(TMU) – An incredible network of “virgin” cave passages has been discovered underneath Carlsbad Caverns National Park in New Mexico.
It is believed that the wondrous pool, which lies 700 ft. below the park, has never before been seen by human eyes.
In a post to their official Facebook page, Carlsbad Caverns called the site “completely pristine” and noted that they believe the bacteria living in the water had “evolved entirely without human presence.”
The immaculate pool discovered in the cave network appears almost unearthly and is surrounded by white frosted rock. The pool itself appears to be filled with a milky aquamarine liquid described as resembling thick lime yogurt, reports Miami Herald.
“This pool has been isolated for hundreds of thousands of years and had never seen light before that day,” said Carlsbad Caverns natural and cultural resources chief Rodney Horrocks.
Exploration in caves sometimes yields small, yet wondrous sights. This cave pool, found in Lechuguilla Cave, appears to…
The passage was discovered in 1993 lying 700 feet below the entrance to Lechuguilla Cave, one of the 10 longest caves in the world. However, the network was not entered until this past October.
Wisshak and his team mapped out 1.3 miles of passages and went on multiple “rope drops” in the course of the expedition. In a Facebook post, Wisshak said:
“Exploration in caves sometimes yields wondrous sights.”
“This cave pool, found in Lechuguilla Cave, appears to be completely pristine.
“The edges beneath this pool appear to be ‘pool fingers’, which could be bacterial colonies that have evolved entirely without human presence.”
While the discovery of the alien-like cave may seem unsettling to some, geoscientist and expedition leader Max Wisshak said that the water in the pool is actually “crystal clear,” with the creamy appearance actually being the result of an optical illusion.
The pool is roughly a foot wide, 2 feet long, and “several inches deep,” Horrocks said. The water is believed to have come from ancient rainwater that seeped through the limestone lying overhead and dropped or slid along the cave walls into the pool.
Microbiologists have already found new microbe species in Lechuguilla Cave’s pools – such as the “Lake of Liquid Sky” discovered in 1993 – and this latest discovery could yield further results.
It is not known when the cave network was actually formed, but the expedition also stumbled across a number of bat skeletons, including those believed to be thousands of years old.
“Such untouched pools are scientifically important because water samples are relatively free of contaminants and the microbial organisms that may live in those pools are only those that belong there.”
“Contamination can occur from the surface above the cave, but in case of Lechuguilla Cave, that’s not a big issue, since it is situated in a well-protected wilderness area. Contamination can also occur via aerosols in the air. However, a newly discovered pool in Lechuguilla Cave is about as pristine as it gets.”
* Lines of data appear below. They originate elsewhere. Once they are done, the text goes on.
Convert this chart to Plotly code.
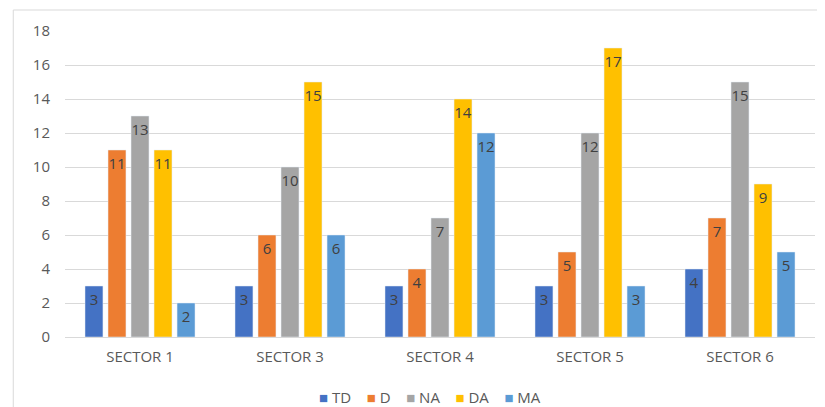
import plotly.graph_objects as go

categories = ["SECTOR 1", "SECTOR 3", "SECTOR 4", "SECTOR 5", "SECTOR 6"]
series_names = ["TD", "D", "NA", "DA", "MA"]
td = [3, 3, 3, 3, 4]
d = [11, 6, 4, 5, 7]
na = [13, 10, 7, 12, 15]
da = [11, 15, 14, 17, 9]
ma = [2, 6, 12, 3, 5]
values = [td, d, na, da, ma]
colors = ["#4472C4", "#ED7D31", "#A5A5A5", "#FFC000", "#5B9BD5"]
y_ticks = [0, 2, 4, 6, 8, 10, 12, 14, 16, 18]

fig = go.Figure()
for name, vals, col in zip(series_names, values, colors):
    fig.add_trace(go.Bar(
        x=categories, y=vals, name=name, marker_color=col,
        text=[str(v) for v in vals], textposition="inside",
        insidetextanchor="end", textangle=0,
        textfont=dict(color="#404040", size=15, family="Open Sans"),
        constraintext="none", showlegend=False,
    ))

# legend drawn as one text line built from the series names and colours
legend_text = "&nbsp;&nbsp;&nbsp;&nbsp;".join(
    f"<span style='color:{c}'>■</span>&nbsp;{n}" for n, c in zip(series_names, colors)
)
fig.add_annotation(text=legend_text, xref="paper", yref="paper", x=0.487, y=-0.196,
                   xanchor="center", yanchor="middle", showarrow=False,
                   font=dict(size=15, color="#595959", family="Open Sans"))

fig.update_layout(
    width=817, height=399,
    margin=dict(l=57, r=10, t=23, b=70, autoexpand=False),
    paper_bgcolor="white", plot_bgcolor="white",
    barmode="group", bargap=0.233, bargroupgap=0.22,
    font=dict(family="Open Sans", color="#595959", size=15),
    uniformtext=dict(mode="show", minsize=15),
)
fig.update_yaxes(range=[0, 18], tickvals=y_ticks, showgrid=True, gridcolor="#D9D9D9",
                 zeroline=False, showline=False, ticks="", ticklabelstandoff=14,
                 tickfont=dict(size=15, color="#595959"))
fig.update_xaxes(showline=True, linecolor="#D9D9D9", ticks="", ticklabelstandoff=6,
                 tickfont=dict(size=15, color="#595959"))
fig.add_shape(type="rect", xref="paper", yref="paper", x0=-0.069, x1=1.007, y0=-0.4, y1=1.0686,
              line=dict(color="#D9D9D9", width=1), fillcolor="rgba(0,0,0,0)", layer="below")
fig.write_html("out.html")
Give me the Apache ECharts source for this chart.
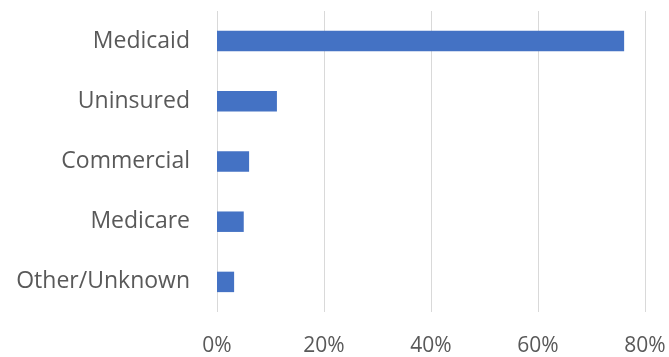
<!DOCTYPE html>
<html>
<head>
<meta charset="utf-8">
<script src="https://cdn.jsdelivr.net/npm/echarts@6/dist/echarts.min.js"></script>
<style>
  html, body { margin: 0; padding: 0; background: #ffffff; }
  #chart { width: 669px; height: 357px; }
</style>
</head>
<body>
<div id="chart"></div>
<script>
// Payer categories, listed top to bottom
const categories = ['Medicaid', 'Uninsured', 'Commercial', 'Medicare', 'Other/Unknown'];
// Share of patients per payer, in percent
const shares = [76.1, 11.2, 6.0, 5.0, 3.2];
// Value-axis ticks, in percent
const tickValues = [0, 20, 40, 60, 80];

const textColor = '#595959';
const fontFamily = '"Open Sans", "Noto Sans", sans-serif';

const chart = echarts.init(document.getElementById('chart'), null, { renderer: 'canvas' });

chart.setOption({
  animation: false,
  backgroundColor: '#ffffff',
  grid: { left: 217, right: 24, top: 11, bottom: 45, containLabel: false },
  xAxis: {
    type: 'value',
    min: tickValues[0],
    max: tickValues[tickValues.length - 1],
    interval: tickValues[1] - tickValues[0],
    axisLine: { show: false },
    axisTick: { show: false },
    splitLine: { show: true, lineStyle: { color: '#d9d9d9', width: 1 } },
    axisLabel: {
      formatter: v => v + '%',
      color: textColor,
      fontFamily: fontFamily,
      fontSize: 21,
      margin: 24
    }
  },
  yAxis: {
    type: 'category',
    data: categories,
    inverse: true,
    axisLine: { show: false },
    axisTick: { show: false },
    axisLabel: {
      color: textColor,
      fontFamily: fontFamily,
      fontSize: 23,
      margin: 27
    }
  },
  series: [{
    type: 'bar',
    data: shares,
    barCategoryGap: '66%',
    itemStyle: { color: '#4472c4' }
  }]
});
</script>
</body>
</html>
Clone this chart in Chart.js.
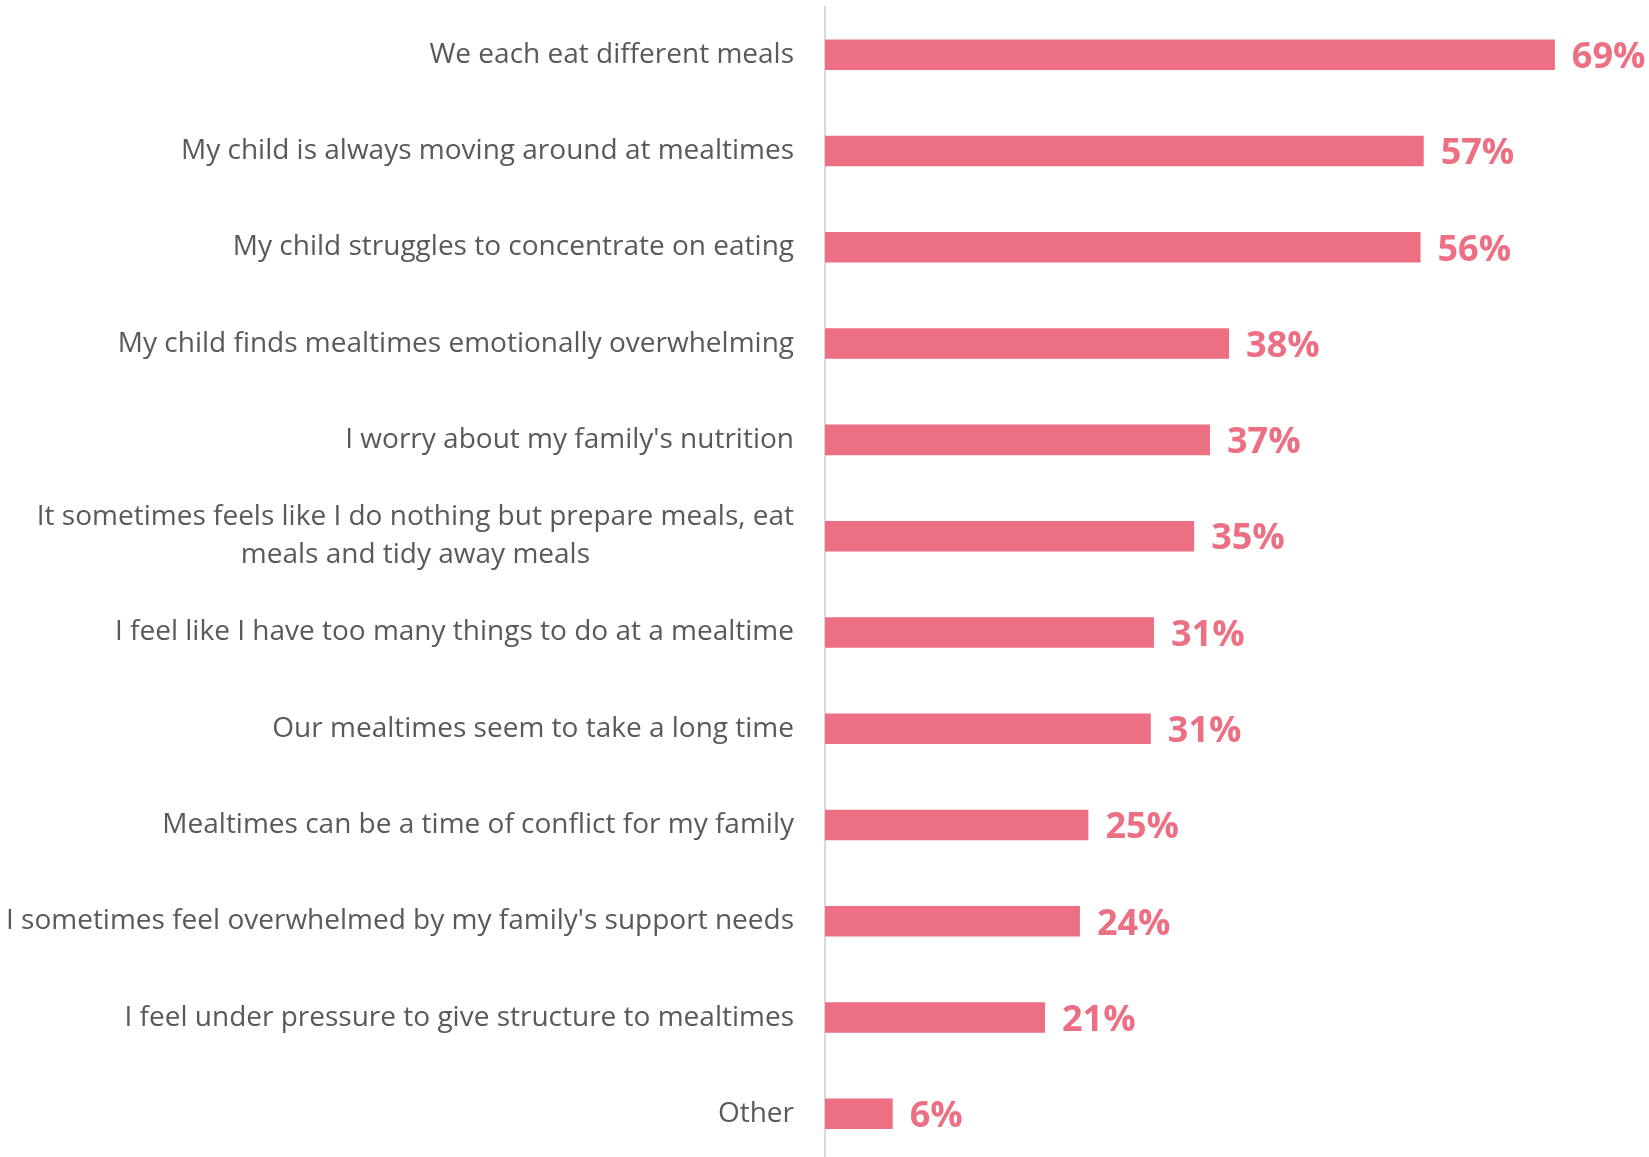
<!DOCTYPE html>
<html>
<head>
<meta charset="utf-8">
<title>Mealtime challenges</title>
<script src="https://cdn.jsdelivr.net/npm/chart.js@4.4.1/dist/chart.umd.min.js"></script>
<style>
  html, body { margin: 0; padding: 0; background: #fff; }
  #wrap { width: 1649px; height: 1157px; overflow: hidden; }
  #wrap canvas { display: block; }
</style>
</head>
<body>
<div id="wrap"><canvas id="mealChart" width="1649" height="1162"></canvas></div>
<script>
// categories, top to bottom
const categories = [
  'We each eat different meals',
  'My child is always moving around at mealtimes',
  'My child struggles to concentrate on eating',
  'My child finds mealtimes emotionally overwhelming',
  "I worry about my family's nutrition",
  ['It sometimes feels like I do nothing but prepare meals, eat', 'meals and tidy away meals'],
  'I feel like I have too many things to do at a mealtime',
  'Our mealtimes seem to take a long time',
  'Mealtimes can be a time of conflict for my family',
  "I sometimes feel overwhelmed by my family's support needs",
  'I feel under pressure to give structure to mealtimes',
  'Other'
];

// share of respondents (%)
const shares = [69.0, 56.6, 56.3, 38.2, 36.4, 34.9, 31.1, 30.8, 24.9, 24.1, 20.8, 6.4];

// labels printed next to the bars
const shareLabels = ['69%', '57%', '56%', '38%', '37%', '35%', '31%', '31%', '25%', '24%', '21%', '6%'];

const PINK = '#ec6f83';
const GREY_TEXT = '#595959';

// draws the value labels and the (centred, multi-line) category labels
const barLabels = {
  id: 'barLabels',
  afterDatasetsDraw(chart) {
    const ctx = chart.ctx;
    const bars = chart.getDatasetMeta(0).data;
    const left = chart.chartArea.left;
    ctx.save();

    ctx.font = 'bold 36px "Open Sans"';
    ctx.fillStyle = PINK;
    ctx.textAlign = 'left';
    ctx.textBaseline = 'middle';
    bars.forEach((bar, i) => ctx.fillText(shareLabels[i], bar.x + 17, bar.y + 3));

    ctx.font = '28px "Open Sans"';
    ctx.fillStyle = GREY_TEXT;
    ctx.textAlign = 'center';
    const lineH = 38;
    bars.forEach((bar, i) => {
      const lines = [].concat(categories[i]);
      const w = Math.max(...lines.map(l => ctx.measureText(l).width));
      const cx = left - 31 - w / 2;
      const y0 = bar.y - (lines.length - 1) * lineH / 2;
      lines.forEach((l, k) => ctx.fillText(l, cx, y0 + k * lineH));
    });
    ctx.restore();
  }
};

new Chart(document.getElementById('mealChart').getContext('2d'), {
  type: 'bar',
  data: {
    labels: categories,
    datasets: [{
      data: shares,
      backgroundColor: PINK,
      borderWidth: 0,
      barPercentage: 0.317,
      categoryPercentage: 1
    }]
  },
  options: {
    indexAxis: 'y',
    responsive: false,
    animation: false,
    layout: { padding: { top: 6.6, right: 0, bottom: 0, left: 0 } },
    plugins: {
      legend: { display: false },
      tooltip: { enabled: false }
    },
    scales: {
      x: {
        display: false,
        min: 0,
        max: 77.9
      },
      y: {
        grid: { display: false, drawTicks: false },
        border: { display: true, color: '#d9d9d9', width: 2 },
        ticks: { display: false },
        afterFit: s => { s.width = 825; }
      }
    }
  },
  plugins: [barLabels]
});
</script>
</body>
</html>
The team took a number of special precautions to ensure that it introduced no contaminants into the pools. Wisshak is now applying for grants in order to continue studying his discoveries at Lechuguilla Cave, including the cave’s unique barite crystals. It is generally quite rare to find the mineral barite in caves.
No signs of life “visible to the naked eye” were found in the passages, Wisshak said – besides the huge number of skeletal bat remains.
So far, there are 118 known caves at Carlsbad Caverns National Park, with many more likely undiscovered.